Cable / Telecom News

Toronto’s Digiflare helps roll out the OTT red carpet for Emmy voters

Digiflair's Videa product.png

TORONTO and PLAYA VISTA, CA – Toronto-based TV apps developer Digiflare Inc. is part of a team that has created the first-of-a-kind, comprehensive video-streaming solution for the Television Academy and the voting members in the 67th Emmy Awards Show.

Eschewing traditional DVD screeners this year, the Television Academy was able to securely deliver content as well as a high-quality viewing experience for all of their more than 18,300 voting members. The new digital platform provided voting members with a range of viewing options via the Web, iOS, Android, Roku, and Chromecast to access all the episodes they needed to see before casting their ballots.

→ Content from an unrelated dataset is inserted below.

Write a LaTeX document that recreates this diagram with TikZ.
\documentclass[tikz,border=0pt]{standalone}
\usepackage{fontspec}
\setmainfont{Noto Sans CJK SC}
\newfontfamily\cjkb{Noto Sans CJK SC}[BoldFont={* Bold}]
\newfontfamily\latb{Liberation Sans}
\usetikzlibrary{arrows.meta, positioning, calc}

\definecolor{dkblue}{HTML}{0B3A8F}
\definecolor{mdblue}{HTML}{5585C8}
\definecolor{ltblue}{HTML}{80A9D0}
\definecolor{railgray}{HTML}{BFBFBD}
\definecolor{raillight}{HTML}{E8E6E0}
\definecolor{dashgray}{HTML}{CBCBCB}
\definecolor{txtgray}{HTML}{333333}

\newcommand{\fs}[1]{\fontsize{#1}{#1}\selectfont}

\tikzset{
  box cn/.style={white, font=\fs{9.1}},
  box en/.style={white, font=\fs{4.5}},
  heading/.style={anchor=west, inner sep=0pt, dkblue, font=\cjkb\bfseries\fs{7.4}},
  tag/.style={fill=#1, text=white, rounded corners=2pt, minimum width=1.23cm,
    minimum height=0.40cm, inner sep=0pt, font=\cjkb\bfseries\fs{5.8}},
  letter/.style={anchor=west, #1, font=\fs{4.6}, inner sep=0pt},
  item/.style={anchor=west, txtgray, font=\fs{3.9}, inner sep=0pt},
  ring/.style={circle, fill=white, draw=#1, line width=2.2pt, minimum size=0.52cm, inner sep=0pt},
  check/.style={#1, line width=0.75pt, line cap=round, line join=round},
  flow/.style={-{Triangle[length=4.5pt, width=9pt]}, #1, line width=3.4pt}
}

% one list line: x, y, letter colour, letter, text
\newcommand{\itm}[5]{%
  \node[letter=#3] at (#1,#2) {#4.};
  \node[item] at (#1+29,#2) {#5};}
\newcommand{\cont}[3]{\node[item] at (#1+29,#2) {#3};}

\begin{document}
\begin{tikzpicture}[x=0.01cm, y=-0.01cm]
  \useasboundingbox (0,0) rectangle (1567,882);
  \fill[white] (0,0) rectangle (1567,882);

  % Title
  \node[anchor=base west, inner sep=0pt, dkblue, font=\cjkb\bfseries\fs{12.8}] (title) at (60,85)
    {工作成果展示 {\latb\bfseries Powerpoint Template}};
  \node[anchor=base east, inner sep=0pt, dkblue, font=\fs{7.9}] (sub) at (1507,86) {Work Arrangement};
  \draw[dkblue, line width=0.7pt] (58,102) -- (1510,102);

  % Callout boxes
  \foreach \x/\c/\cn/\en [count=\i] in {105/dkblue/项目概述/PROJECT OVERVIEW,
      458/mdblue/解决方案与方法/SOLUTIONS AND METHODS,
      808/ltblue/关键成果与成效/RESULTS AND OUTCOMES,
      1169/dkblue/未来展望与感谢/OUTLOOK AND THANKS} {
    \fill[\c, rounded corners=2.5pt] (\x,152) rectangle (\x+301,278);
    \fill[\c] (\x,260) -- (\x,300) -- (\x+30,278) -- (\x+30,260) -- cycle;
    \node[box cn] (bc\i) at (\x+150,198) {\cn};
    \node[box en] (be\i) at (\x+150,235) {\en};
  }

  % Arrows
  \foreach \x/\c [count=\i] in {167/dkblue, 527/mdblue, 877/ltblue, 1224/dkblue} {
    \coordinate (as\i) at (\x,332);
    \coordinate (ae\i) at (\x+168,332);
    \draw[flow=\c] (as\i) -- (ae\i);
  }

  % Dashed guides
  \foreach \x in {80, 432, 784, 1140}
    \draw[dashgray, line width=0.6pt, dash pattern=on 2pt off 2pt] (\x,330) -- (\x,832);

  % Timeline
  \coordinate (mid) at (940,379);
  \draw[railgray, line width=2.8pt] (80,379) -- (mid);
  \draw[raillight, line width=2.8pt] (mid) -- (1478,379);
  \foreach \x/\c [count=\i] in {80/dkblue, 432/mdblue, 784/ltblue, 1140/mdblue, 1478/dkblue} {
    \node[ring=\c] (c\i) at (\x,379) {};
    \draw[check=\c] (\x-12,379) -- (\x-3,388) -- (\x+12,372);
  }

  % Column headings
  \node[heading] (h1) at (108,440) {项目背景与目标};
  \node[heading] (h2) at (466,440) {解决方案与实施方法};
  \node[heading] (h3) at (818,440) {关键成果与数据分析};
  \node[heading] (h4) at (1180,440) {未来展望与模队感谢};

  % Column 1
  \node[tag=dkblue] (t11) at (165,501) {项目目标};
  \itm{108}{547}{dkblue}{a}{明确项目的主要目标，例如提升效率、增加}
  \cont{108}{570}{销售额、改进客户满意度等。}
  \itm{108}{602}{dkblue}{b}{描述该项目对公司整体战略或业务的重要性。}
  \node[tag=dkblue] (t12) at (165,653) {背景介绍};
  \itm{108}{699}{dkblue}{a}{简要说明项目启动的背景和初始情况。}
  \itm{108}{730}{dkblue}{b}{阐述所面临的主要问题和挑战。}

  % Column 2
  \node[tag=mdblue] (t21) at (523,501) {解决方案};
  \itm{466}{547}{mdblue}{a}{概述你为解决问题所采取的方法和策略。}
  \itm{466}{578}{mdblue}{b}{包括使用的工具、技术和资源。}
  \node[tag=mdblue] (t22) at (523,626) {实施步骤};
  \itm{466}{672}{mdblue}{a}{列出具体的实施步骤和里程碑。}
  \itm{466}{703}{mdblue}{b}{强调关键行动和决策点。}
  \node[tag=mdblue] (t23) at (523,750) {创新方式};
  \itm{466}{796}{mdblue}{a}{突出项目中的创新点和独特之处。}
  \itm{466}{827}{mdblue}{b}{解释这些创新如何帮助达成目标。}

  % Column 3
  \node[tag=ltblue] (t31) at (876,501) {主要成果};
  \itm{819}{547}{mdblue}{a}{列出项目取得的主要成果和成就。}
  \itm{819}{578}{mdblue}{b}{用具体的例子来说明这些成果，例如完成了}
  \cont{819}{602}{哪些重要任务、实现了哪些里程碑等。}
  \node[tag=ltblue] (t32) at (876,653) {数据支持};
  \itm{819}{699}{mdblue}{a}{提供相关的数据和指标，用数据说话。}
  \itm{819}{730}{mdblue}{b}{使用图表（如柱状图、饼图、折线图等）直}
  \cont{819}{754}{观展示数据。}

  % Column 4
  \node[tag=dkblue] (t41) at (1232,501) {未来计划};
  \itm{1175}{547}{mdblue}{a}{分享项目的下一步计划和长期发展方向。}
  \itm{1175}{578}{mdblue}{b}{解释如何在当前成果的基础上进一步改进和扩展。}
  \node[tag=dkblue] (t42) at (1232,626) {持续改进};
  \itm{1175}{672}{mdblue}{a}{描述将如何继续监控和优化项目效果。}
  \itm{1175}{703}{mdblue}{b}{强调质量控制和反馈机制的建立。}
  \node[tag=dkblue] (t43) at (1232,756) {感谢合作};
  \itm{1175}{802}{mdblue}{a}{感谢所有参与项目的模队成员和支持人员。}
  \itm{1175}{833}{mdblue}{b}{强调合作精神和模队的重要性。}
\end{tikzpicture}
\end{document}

The move to digital drove down production, distribution and environmental costs, and it allowed the voters to vote in more categories. Traditionally, each Television Academy member had been able to vote for a maximum of four Blue Ribbon Panel categories during Primetime Emmy balloting. Once a member chose the categories, the Television Academy mailed multiple DVDs to each member. This year, final-round voting was expanded beyond the four-panel limitation to enable eligible voting members to vote in all 15 program categories. The increased voting pool was the impetus to build a viewing platform capable of screening all Emmy-nominated content.

“We wanted to give our members a simple way to view Emmy nominees’ programming across all of their devices at their convenience, without needing to produce hundreds of thousands of additional DVDs,” said Maury McIntyre, Television Academy President and COO, in the news release. "This new platform allowed us to streamline the voting process, while meeting today’s viewer’s expectations of instantaneous, seamless and secure digital experiences.”

To launch the viewing platform in time for voting, the Academy selected Digiflare’s Videa platform and Verizon Digital Media Services’ Video Lifecycle Solution.  Using the combined offering, the Television Academy was able to roll out a polished, multi-platform solution in just two months. 

Digiflare said that Videa is a highly scalable, highly flexible system for designing, developing and deploying the applications that are providing Television Academy voters with a flawless viewing experience across web browsers, mobile phones, tablets and connected televisions.

“Here at Digiflare, we’re proud to be part of this move to bring the organization devoted to the advancement of the television industry together with the modern TV viewing experience,” said CEO Mano Kulasingam.